> **Exercise material**
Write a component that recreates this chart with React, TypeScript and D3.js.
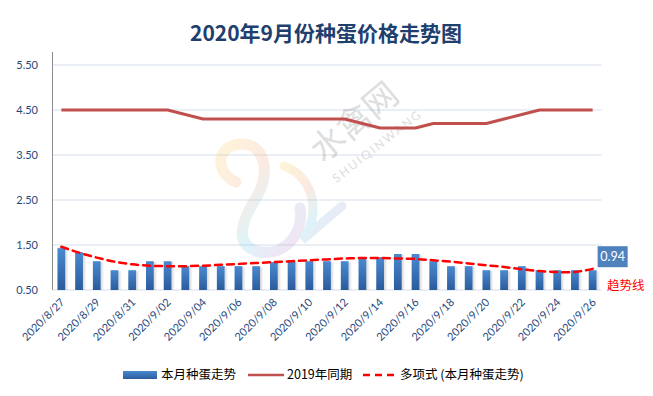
import React from 'react'
import * as d3 from 'd3'

const dates = [
  '2020/8/27', '2020/8/28', '2020/8/29', '2020/8/30', '2020/8/31',
  '2020/9/01', '2020/9/02', '2020/9/03', '2020/9/04', '2020/9/05', '2020/9/06',
  '2020/9/07', '2020/9/08', '2020/9/09', '2020/9/10', '2020/9/11', '2020/9/12',
  '2020/9/13', '2020/9/14', '2020/9/15', '2020/9/16', '2020/9/17', '2020/9/18',
  '2020/9/19', '2020/9/20', '2020/9/21', '2020/9/22', '2020/9/23', '2020/9/24',
  '2020/9/25', '2020/9/26',
]
// 本月种蛋走势
const thisMonth = [
  1.43, 1.34, 1.14, 0.94, 0.94, 1.14, 1.14, 1.03, 1.03, 1.03, 1.03, 1.03, 1.12,
  1.14, 1.14, 1.14, 1.14, 1.19, 1.23, 1.3, 1.3, 1.14, 1.03, 1.03, 0.94, 0.94,
  1.03, 0.94, 0.94, 0.94, 0.94,
]
// 2019年同期
const lastYear = [
  4.5, 4.5, 4.5, 4.5, 4.5, 4.5, 4.5, 4.4, 4.3, 4.3, 4.3, 4.3, 4.3, 4.3, 4.3,
  4.3, 4.3, 4.2, 4.1, 4.1, 4.1, 4.2, 4.2, 4.2, 4.2, 4.3, 4.4, 4.5, 4.5, 4.5, 4.5,
]
// 多项式趋势线
const trend = [
  1.46, 1.33, 1.22, 1.13, 1.07, 1.04, 1.03, 1.03, 1.04, 1.06, 1.08, 1.1, 1.12,
  1.14, 1.16, 1.18, 1.2, 1.21, 1.21, 1.2, 1.19, 1.16, 1.13, 1.09, 1.05, 1.01,
  0.96, 0.92, 0.9, 0.9, 0.97,
]
const yTicks = [0.5, 1.5, 2.5, 3.5, 4.5, 5.5]

const W = 653
const H = 396
const numFont = "Lato, 'Noto Sans CJK SC', sans-serif"
const cjkFont = "'Noto Sans CJK SC', 'Noto Sans', sans-serif"
const blueText = '#1f497d'

export default function App() {
  const x = d3.scaleBand().domain(dates).range([52.5, 601.5]).padding(0)
  const y = d3.scaleLinear().domain([0.5, 5.5]).range([290, 65])
  const bw = x.bandwidth() * 0.44
  const cx = (d: string) => (x(d) as number) + x.bandwidth() / 2

  const line2019 = d3.line<number>().x((_, i) => cx(dates[i])).y(v => y(v))
  const trendLine = d3
    .line<number>()
    .x((_, i) => cx(dates[i]))
    .y(v => y(v))
    .curve(d3.curveCatmullRom.alpha(0.5))

  const lastIdx = dates.length - 1

  return (
    <svg width={W} height={H} style={{ position: 'absolute', left: 0, top: 0 }}>
      <defs>
        <linearGradient id="barGrad" x1="0" y1="0" x2="0" y2="1">
          <stop offset="0" stopColor="#4a89d0" />
          <stop offset="1" stopColor="#2b5c9c" />
        </linearGradient>
        <linearGradient id="shadowGrad" x1="0" y1="0" x2="1" y2="0">
          <stop offset="0" stopColor="#000" stopOpacity="0.16" />
          <stop offset="1" stopColor="#000" stopOpacity="0" />
        </linearGradient>
        <linearGradient id="logoGrad" x1="0" y1="0" x2="1" y2="1">
          <stop offset="0" stopColor="#f6c542" />
          <stop offset="0.35" stopColor="#f39a6a" />
          <stop offset="0.6" stopColor="#5cc6e0" />
          <stop offset="1" stopColor="#d76fc4" />
        </linearGradient>
      </defs>
      <rect width={W} height={H} fill="#fff" />

      <text
        x={326}
        y={41}
        textAnchor="middle"
        fontFamily={cjkFont}
        fontWeight="bold"
        fontSize={21}
        fill="#1f3f6e"
      >
        2020年9月份种蛋价格走势图
      </text>

      {/* grid */}
      {yTicks.map(t => (
        <line key={t} x1={52.5} x2={601.5} y1={y(t)} y2={y(t)} stroke="#d3dfec" strokeWidth={1.2} />
      ))}
      <line x1={52.5} x2={52.5} y1={52} y2={y(0.5)} stroke="#8c8c8c" strokeWidth={1} />
      {yTicks.map(t => (
        <text
          key={t}
          x={38}
          y={y(t)}
          dy="0.35em"
          textAnchor="end"
          fontFamily={numFont}
          fontSize={11}
          fill={blueText}
        >
          {t.toFixed(2)}
        </text>
      ))}

      {/* watermark */}
      <g opacity={0.2} fill="none" stroke="url(#logoGrad)" strokeLinecap="round">
        <path d="M236 182 C214 172 216 146 240 144 C264 142 272 172 256 198 C240 224 234 246 260 252 C286 256 304 232 300 208" strokeWidth={11} />
        <path d="M284 166 C314 176 322 216 302 240 L342 206" strokeWidth={9} />
      </g>
      <g opacity={0.28} fill="#8a8a8a">
        <text
          transform="translate(356,124) rotate(-40)"
          textAnchor="middle"
          dominantBaseline="middle"
          fontFamily={cjkFont}
          fontSize={34}
        >
          水禽网
        </text>
        <text
          transform="translate(378,147) rotate(-38)"
          textAnchor="middle"
          dominantBaseline="middle"
          fontFamily={numFont}
          fontSize={12}
          letterSpacing={2}
        >
          SHUIQINWANG
        </text>
      </g>

      {/* bars */}
      {thisMonth.map((v, i) => {
        const bx = cx(dates[i]) - bw / 2
        return (
          <g key={i}>
            <rect x={bx + bw} y={y(v) + 1} width={3.5} height={y(0.5) - y(v) - 1} fill="url(#shadowGrad)" />
            <rect x={bx} y={y(v)} width={bw} height={y(0.5) - y(v)} fill="url(#barGrad)" />
          </g>
        )
      })}

      <path d={line2019(lastYear) ?? ''} fill="none" stroke="#c0504d" strokeWidth={3} strokeLinejoin="round" />
      <path
        d={trendLine(trend) ?? ''}
        fill="none"
        stroke="#ff0000"
        strokeWidth={2.5}
        strokeDasharray="7,5"
        strokeLinecap="round"
      />

      {/* data label */}
      <rect x={cx(dates[lastIdx]) + 5} y={y(thisMonth[lastIdx]) - 24} width={30} height={21} fill="#4f81bd" />
      <text
        x={cx(dates[lastIdx]) + 20}
        y={y(thisMonth[lastIdx]) - 13.5}
        dy="0.35em"
        textAnchor="middle"
        fontFamily={numFont}
        fontSize={12.5}
        fill="#fff"
      >
        {thisMonth[lastIdx].toFixed(2)}
      </text>
      <text x={607} y={290} fontFamily={cjkFont} fontSize={12.5} fill="#ff0000">
        趋势线
      </text>

      {/* x labels */}
      {dates.map((d, i) =>
        i % 2 === 0 ? (
          <text
            key={d}
            transform={`translate(${cx(d) + 4},${y(0.5) + 13}) rotate(-45)`}
            textAnchor="end"
            fontFamily={numFont}
            fontSize={11}
            fill={blueText}
          >
            {d}
          </text>
        ) : null
      )}

      {/* legend */}
      <rect x={123} y={371} width={34} height={8} fill="url(#barGrad)" />
      <text x={161} y={375} dy="0.35em" fontFamily={cjkFont} fontSize={12.5} fill="#000">
        本月种蛋走势
      </text>
      <line x1={248} x2={284} y1={375} y2={375} stroke="#c0504d" strokeWidth={2.5} />
      <text x={287} y={375} dy="0.35em" fontFamily={cjkFont} fontSize={12.5} fill="#000">
        2019年同期
      </text>
      <line x1={363} x2={397} y1={375} y2={375} stroke="#ff0000" strokeWidth={2.5} strokeDasharray="7,5" />
      <text x={400} y={375} dy="0.35em" fontFamily={cjkFont} fontSize={12.5} fill="#000">
        多项式 (本月种蛋走势)
      </text>
    </svg>
  )
}
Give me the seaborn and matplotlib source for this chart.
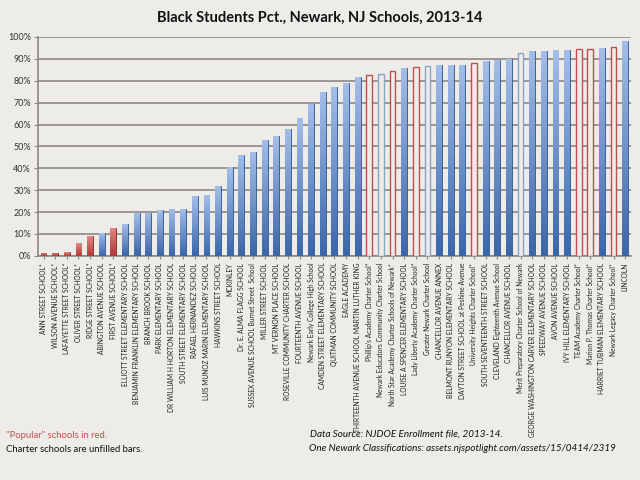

> **Aim of the task**
Skip the pictures and print each record exactly as it stands.

> **Solution to the exercise**
Write a component that recreates this chart with React, TypeScript and D3.js.
import React from 'react'
import * as d3 from 'd3'

const dates = [
  '2020/8/27', '2020/8/28', '2020/8/29', '2020/8/30', '2020/8/31',
  '2020/9/01', '2020/9/02', '2020/9/03', '2020/9/04', '2020/9/05', '2020/9/06',
  '2020/9/07', '2020/9/08', '2020/9/09', '2020/9/10', '2020/9/11', '2020/9/12',
  '2020/9/13', '2020/9/14', '2020/9/15', '2020/9/16', '2020/9/17', '2020/9/18',
  '2020/9/19', '2020/9/20', '2020/9/21', '2020/9/22', '2020/9/23', '2020/9/24',
  '2020/9/25', '2020/9/26',
]
// 本月种蛋走势
const thisMonth = [
  1.43, 1.34, 1.14, 0.94, 0.94, 1.14, 1.14, 1.03, 1.03, 1.03, 1.03, 1.03, 1.12,
  1.14, 1.14, 1.14, 1.14, 1.19, 1.23, 1.3, 1.3, 1.14, 1.03, 1.03, 0.94, 0.94,
  1.03, 0.94, 0.94, 0.94, 0.94,
]
// 2019年同期
const lastYear = [
  4.5, 4.5, 4.5, 4.5, 4.5, 4.5, 4.5, 4.4, 4.3, 4.3, 4.3, 4.3, 4.3, 4.3, 4.3,
  4.3, 4.3, 4.2, 4.1, 4.1, 4.1, 4.2, 4.2, 4.2, 4.2, 4.3, 4.4, 4.5, 4.5, 4.5, 4.5,
]
// 多项式趋势线
const trend = [
  1.46, 1.33, 1.22, 1.13, 1.07, 1.04, 1.03, 1.03, 1.04, 1.06, 1.08, 1.1, 1.12,
  1.14, 1.16, 1.18, 1.2, 1.21, 1.21, 1.2, 1.19, 1.16, 1.13, 1.09, 1.05, 1.01,
  0.96, 0.92, 0.9, 0.9, 0.97,
]
const yTicks = [0.5, 1.5, 2.5, 3.5, 4.5, 5.5]

const W = 653
const H = 396
const numFont = "Lato, 'Noto Sans CJK SC', sans-serif"
const cjkFont = "'Noto Sans CJK SC', 'Noto Sans', sans-serif"
const blueText = '#1f497d'

export default function App() {
  const x = d3.scaleBand().domain(dates).range([52.5, 601.5]).padding(0)
  const y = d3.scaleLinear().domain([0.5, 5.5]).range([290, 65])
  const bw = x.bandwidth() * 0.44
  const cx = (d: string) => (x(d) as number) + x.bandwidth() / 2

  const line2019 = d3.line<number>().x((_, i) => cx(dates[i])).y(v => y(v))
  const trendLine = d3
    .line<number>()
    .x((_, i) => cx(dates[i]))
    .y(v => y(v))
    .curve(d3.curveCatmullRom.alpha(0.5))

  const lastIdx = dates.length - 1

  return (
    <svg width={W} height={H} style={{ position: 'absolute', left: 0, top: 0 }}>
      <defs>
        <linearGradient id="barGrad" x1="0" y1="0" x2="0" y2="1">
          <stop offset="0" stopColor="#4a89d0" />
          <stop offset="1" stopColor="#2b5c9c" />
        </linearGradient>
        <linearGradient id="shadowGrad" x1="0" y1="0" x2="1" y2="0">
          <stop offset="0" stopColor="#000" stopOpacity="0.16" />
          <stop offset="1" stopColor="#000" stopOpacity="0" />
        </linearGradient>
        <linearGradient id="logoGrad" x1="0" y1="0" x2="1" y2="1">
          <stop offset="0" stopColor="#f6c542" />
          <stop offset="0.35" stopColor="#f39a6a" />
          <stop offset="0.6" stopColor="#5cc6e0" />
          <stop offset="1" stopColor="#d76fc4" />
        </linearGradient>
      </defs>
      <rect width={W} height={H} fill="#fff" />

      <text
        x={326}
        y={41}
        textAnchor="middle"
        fontFamily={cjkFont}
        fontWeight="bold"
        fontSize={21}
        fill="#1f3f6e"
      >
        2020年9月份种蛋价格走势图
      </text>

      {/* grid */}
      {yTicks.map(t => (
        <line key={t} x1={52.5} x2={601.5} y1={y(t)} y2={y(t)} stroke="#d3dfec" strokeWidth={1.2} />
      ))}
      <line x1={52.5} x2={52.5} y1={52} y2={y(0.5)} stroke="#8c8c8c" strokeWidth={1} />
      {yTicks.map(t => (
        <text
          key={t}
          x={38}
          y={y(t)}
          dy="0.35em"
          textAnchor="end"
          fontFamily={numFont}
          fontSize={11}
          fill={blueText}
        >
          {t.toFixed(2)}
        </text>
      ))}

      {/* watermark */}
      <g opacity={0.2} fill="none" stroke="url(#logoGrad)" strokeLinecap="round">
        <path d="M236 182 C214 172 216 146 240 144 C264 142 272 172 256 198 C240 224 234 246 260 252 C286 256 304 232 300 208" strokeWidth={11} />
        <path d="M284 166 C314 176 322 216 302 240 L342 206" strokeWidth={9} />
      </g>
      <g opacity={0.28} fill="#8a8a8a">
        <text
          transform="translate(356,124) rotate(-40)"
          textAnchor="middle"
          dominantBaseline="middle"
          fontFamily={cjkFont}
          fontSize={34}
        >
          水禽网
        </text>
        <text
          transform="translate(378,147) rotate(-38)"
          textAnchor="middle"
          dominantBaseline="middle"
          fontFamily={numFont}
          fontSize={12}
          letterSpacing={2}
        >
          SHUIQINWANG
        </text>
      </g>

      {/* bars */}
      {thisMonth.map((v, i) => {
        const bx = cx(dates[i]) - bw / 2
        return (
          <g key={i}>
            <rect x={bx + bw} y={y(v) + 1} width={3.5} height={y(0.5) - y(v) - 1} fill="url(#shadowGrad)" />
            <rect x={bx} y={y(v)} width={bw} height={y(0.5) - y(v)} fill="url(#barGrad)" />
          </g>
        )
      })}

      <path d={line2019(lastYear) ?? ''} fill="none" stroke="#c0504d" strokeWidth={3} strokeLinejoin="round" />
      <path
        d={trendLine(trend) ?? ''}
        fill="none"
        stroke="#ff0000"
        strokeWidth={2.5}
        strokeDasharray="7,5"
        strokeLinecap="round"
      />

      {/* data label */}
      <rect x={cx(dates[lastIdx]) + 5} y={y(thisMonth[lastIdx]) - 24} width={30} height={21} fill="#4f81bd" />
      <text
        x={cx(dates[lastIdx]) + 20}
        y={y(thisMonth[lastIdx]) - 13.5}
        dy="0.35em"
        textAnchor="middle"
        fontFamily={numFont}
        fontSize={12.5}
        fill="#fff"
      >
        {thisMonth[lastIdx].toFixed(2)}
      </text>
      <text x={607} y={290} fontFamily={cjkFont} fontSize={12.5} fill="#ff0000">
        趋势线
      </text>

      {/* x labels */}
      {dates.map((d, i) =>
        i % 2 === 0 ? (
          <text
            key={d}
            transform={`translate(${cx(d) + 4},${y(0.5) + 13}) rotate(-45)`}
            textAnchor="end"
            fontFamily={numFont}
            fontSize={11}
            fill={blueText}
          >
            {d}
          </text>
        ) : null
      )}

      {/* legend */}
      <rect x={123} y={371} width={34} height={8} fill="url(#barGrad)" />
      <text x={161} y={375} dy="0.35em" fontFamily={cjkFont} fontSize={12.5} fill="#000">
        本月种蛋走势
      </text>
      <line x1={248} x2={284} y1={375} y2={375} stroke="#c0504d" strokeWidth={2.5} />
      <text x={287} y={375} dy="0.35em" fontFamily={cjkFont} fontSize={12.5} fill="#000">
        2019年同期
      </text>
      <line x1={363} x2={397} y1={375} y2={375} stroke="#ff0000" strokeWidth={2.5} strokeDasharray="7,5" />
      <text x={400} y={375} dy="0.35em" fontFamily={cjkFont} fontSize={12.5} fill="#000">
        多项式 (本月种蛋走势)
      </text>
    </svg>
  )
}
Give me the seaborn and matplotlib source for this chart.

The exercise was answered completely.